Stated task: Skip all pictures, then print the remaining material exactly.

Given material:
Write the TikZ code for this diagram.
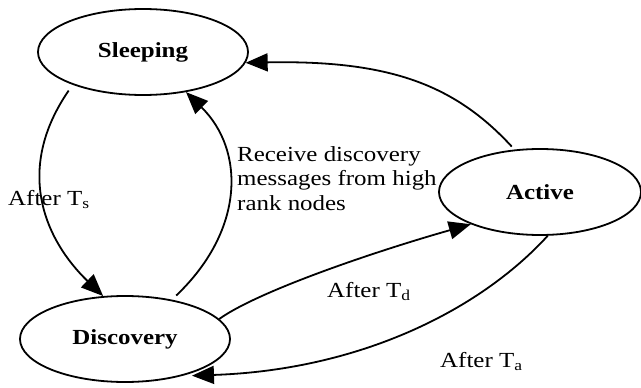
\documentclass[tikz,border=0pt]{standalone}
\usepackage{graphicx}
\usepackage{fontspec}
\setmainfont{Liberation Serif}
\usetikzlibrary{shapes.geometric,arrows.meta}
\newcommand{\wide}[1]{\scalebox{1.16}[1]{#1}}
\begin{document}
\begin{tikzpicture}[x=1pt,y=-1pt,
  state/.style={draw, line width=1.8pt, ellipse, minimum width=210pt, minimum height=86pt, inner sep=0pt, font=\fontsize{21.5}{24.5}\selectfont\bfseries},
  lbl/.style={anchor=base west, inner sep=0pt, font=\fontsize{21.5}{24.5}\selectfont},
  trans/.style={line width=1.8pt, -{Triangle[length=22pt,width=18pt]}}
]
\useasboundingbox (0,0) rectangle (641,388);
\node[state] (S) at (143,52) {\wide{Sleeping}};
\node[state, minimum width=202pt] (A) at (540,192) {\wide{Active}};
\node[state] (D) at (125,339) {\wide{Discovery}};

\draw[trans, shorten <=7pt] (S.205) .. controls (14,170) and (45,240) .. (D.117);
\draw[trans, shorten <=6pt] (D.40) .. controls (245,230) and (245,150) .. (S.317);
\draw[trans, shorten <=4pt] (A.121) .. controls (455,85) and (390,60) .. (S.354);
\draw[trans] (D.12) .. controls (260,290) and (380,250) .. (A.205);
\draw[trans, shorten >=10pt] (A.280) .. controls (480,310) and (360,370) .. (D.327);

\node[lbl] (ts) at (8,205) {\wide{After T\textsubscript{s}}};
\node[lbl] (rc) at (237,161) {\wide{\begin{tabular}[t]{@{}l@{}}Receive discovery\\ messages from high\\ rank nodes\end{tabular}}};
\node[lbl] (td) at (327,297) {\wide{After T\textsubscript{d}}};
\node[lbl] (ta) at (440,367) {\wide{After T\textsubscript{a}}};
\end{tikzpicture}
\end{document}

Solved problem:
Write the TikZ code for this diagram.
\documentclass[tikz,border=0pt]{standalone}
\usepackage{graphicx}
\usepackage{fontspec}
\setmainfont{Liberation Serif}
\usetikzlibrary{shapes.geometric,arrows.meta}
\newcommand{\wide}[1]{\scalebox{1.16}[1]{#1}}
\begin{document}
\begin{tikzpicture}[x=1pt,y=-1pt,
  state/.style={draw, line width=1.8pt, ellipse, minimum width=210pt, minimum height=86pt, inner sep=0pt, font=\fontsize{21.5}{24.5}\selectfont\bfseries},
  lbl/.style={anchor=base west, inner sep=0pt, font=\fontsize{21.5}{24.5}\selectfont},
  trans/.style={line width=1.8pt, -{Triangle[length=22pt,width=18pt]}}
]
\useasboundingbox (0,0) rectangle (641,388);
\node[state] (S) at (143,52) {\wide{Sleeping}};
\node[state, minimum width=202pt] (A) at (540,192) {\wide{Active}};
\node[state] (D) at (125,339) {\wide{Discovery}};

\draw[trans, shorten <=7pt] (S.205) .. controls (14,170) and (45,240) .. (D.117);
\draw[trans, shorten <=6pt] (D.40) .. controls (245,230) and (245,150) .. (S.317);
\draw[trans, shorten <=4pt] (A.121) .. controls (455,85) and (390,60) .. (S.354);
\draw[trans] (D.12) .. controls (260,290) and (380,250) .. (A.205);
\draw[trans, shorten >=10pt] (A.280) .. controls (480,310) and (360,370) .. (D.327);

\node[lbl] (ts) at (8,205) {\wide{After T\textsubscript{s}}};
\node[lbl] (rc) at (237,161) {\wide{\begin{tabular}[t]{@{}l@{}}Receive discovery\\ messages from high\\ rank nodes\end{tabular}}};
\node[lbl] (td) at (327,297) {\wide{After T\textsubscript{d}}};
\node[lbl] (ta) at (440,367) {\wide{After T\textsubscript{a}}};
\end{tikzpicture}
\end{document}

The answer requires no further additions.